The role of the heart in the experience of time has been long theorized but empirical evidence is scarce. In new research, scientists from Cornell University and the Institute for Frontier Areas of Psychology and Mental Health examined the interaction between the momentary experience of subsecond intervals and heartbeat.
“Our research builds evidence that the heart is one of the brain’s important timekeepers and plays a fundamental role in our sense of time passing — an idea contemplated since ancient times,” said Cornell University’s Professor Adam Anderson, senior author on the study.
“Time is a dimension of the Universe and a core basis for our experience of self.”

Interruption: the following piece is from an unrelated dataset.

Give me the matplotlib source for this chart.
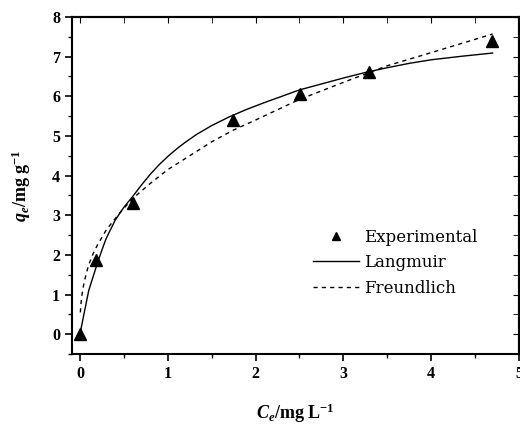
import matplotlib
matplotlib.use('Agg')
import matplotlib.pyplot as plt
from matplotlib.ticker import MultipleLocator

plt.rcParams['font.family'] = ['Liberation Serif', 'DejaVu Serif']
plt.rcParams['mathtext.fontset'] = 'custom'
plt.rcParams['mathtext.rm'] = 'Liberation Serif:bold'
plt.rcParams['mathtext.it'] = 'Liberation Serif:italic:bold'
plt.rcParams['mathtext.bf'] = 'Liberation Serif:bold'

# Экспериментальные точки
ce_exp = [0.0, 0.18, 0.60, 1.74, 2.51, 3.29, 4.69]
qe_exp = [0.0, 1.87, 3.32, 5.40, 6.06, 6.61, 7.40]

# Кривая Ленгмюра
ce_lang = [0, 0.05, 0.1, 0.15, 0.2, 0.25, 0.3, 0.4, 0.5, 0.6, 0.7, 0.8, 0.9,
           1.0, 1.1, 1.2, 1.33, 1.5, 1.7, 1.9, 2.1, 2.3, 2.5, 2.75, 3.0, 3.25,
           3.5, 3.75, 4.0, 4.35, 4.7]
qe_lang = [0, 0.55, 1.1, 1.45, 1.8, 2.12, 2.42, 2.87, 3.2, 3.47, 3.76, 4.03,
           4.27, 4.48, 4.67, 4.84, 5.04, 5.26, 5.48, 5.67, 5.84, 6.0, 6.16,
           6.31, 6.46, 6.6, 6.72, 6.83, 6.92, 7.01, 7.09]

# Кривая Фрейндлиха
ce_freu = [0.005, 0.01, 0.02, 0.035, 0.05, 0.075, 0.1, 0.15, 0.2, 0.3, 0.45,
           0.6, 0.8, 1.0, 1.25, 1.5, 1.75, 2.0, 2.5, 3.0, 3.5, 4.0, 4.7]
qe_freu = [0.55, 0.72, 0.95, 1.15, 1.33, 1.55, 1.75, 2.03, 2.25, 2.63, 3.05,
           3.42, 3.8, 4.15, 4.5, 4.85, 5.15, 5.4, 5.92, 6.35, 6.77, 7.1, 7.57]

fig = plt.figure(figsize=(5.2, 4.24), dpi=100)
ax = fig.add_axes([0.1385, 0.165, 0.8595, 0.795])

ax.plot(ce_exp, qe_exp, '^', color='black', ms=8, label='Experimental')
ax.plot(ce_lang, qe_lang, '-', color='black', lw=1.0, label='Langmuir')
ax.plot(ce_freu, qe_freu, color='black', lw=1.0, linestyle=(0, (3, 3)),
        label='Freundlich')

ax.set_xlim(-0.09, 5.0)
ax.set_ylim(-0.5, 8.0)
ax.xaxis.set_major_locator(MultipleLocator(1))
ax.xaxis.set_minor_locator(MultipleLocator(0.5))
ax.yaxis.set_major_locator(MultipleLocator(1))
ax.yaxis.set_minor_locator(MultipleLocator(0.5))

ax.tick_params(which='major', direction='out', length=5, width=1.2,
               labelsize=11.5)
ax.tick_params(which='minor', direction='out', length=3, width=1.0)
for lab in ax.get_xticklabels() + ax.get_yticklabels():
    lab.set_fontweight('bold')

# Засечки сверху и справа внутрь
top = ax.secondary_xaxis('top')
top.xaxis.set_major_locator(MultipleLocator(1))
top.xaxis.set_minor_locator(MultipleLocator(0.5))
top.tick_params(which='both', direction='in', length=4, labeltop=False)
right = ax.secondary_yaxis('right')
right.yaxis.set_major_locator(MultipleLocator(1))
right.yaxis.set_minor_locator(MultipleLocator(0.5))
right.tick_params(which='both', direction='in', length=4, labelright=False)

for sp in ax.spines.values():
    sp.set_linewidth(1.5)
top.spines['top'].set_linewidth(1.5)
right.spines['right'].set_linewidth(1.5)

ax.set_xlabel(r'$C_e$/mg L$^{\mathbf{-1}}$', fontsize=13, fontweight='bold',
              labelpad=14)
ax.set_ylabel(r'$q_e$/mg g$^{\mathbf{-1}}$', fontsize=13, fontweight='bold',
              labelpad=14)

ax.legend(loc='upper left', bbox_to_anchor=(0.602, 0.46),
          bbox_transform=fig.transFigure, frameon=False,
          prop={'family': 'DejaVu Serif', 'size': 12},
          handlelength=2.75, handletextpad=0.3, labelspacing=0.5,
          borderpad=0, borderaxespad=0, markerscale=0.75)

fig.savefig('out.png', dpi=100)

“Our research shows that the moment-to-moment experience of time is synchronized with, and changes with, the length of a heartbeat.”
“Time perception typically has been tested over longer intervals, when research has shown that thoughts and emotions may distort our sense time, perhaps making it fly or crawl.”
“Such findings tend to reflect how we think about or estimate time, rather than our direct experience of it in the present moment.”
To investigate that more direct experience, Professor Anderson and his colleagues asked if our perception of time is related to physiological rhythms, focusing on natural variability in heart rates.
The cardiac pacemaker ‘ticks’ steadily on average, but each interval between beats is a tiny bit longer or shorter than the preceding one, like a second hand clicking at different intervals.
The study authors harnessed that variability in a novel experiment that involved 45 participants (18 to 21 years old, with no history of heart trouble).
The volunteers were monitored with electrocardiography (ECG), measuring heart electrical activity at millisecond resolution.
The ECG was linked to a computer, which enabled brief tones lasting 80-180 milliseconds to be triggered by heartbeats.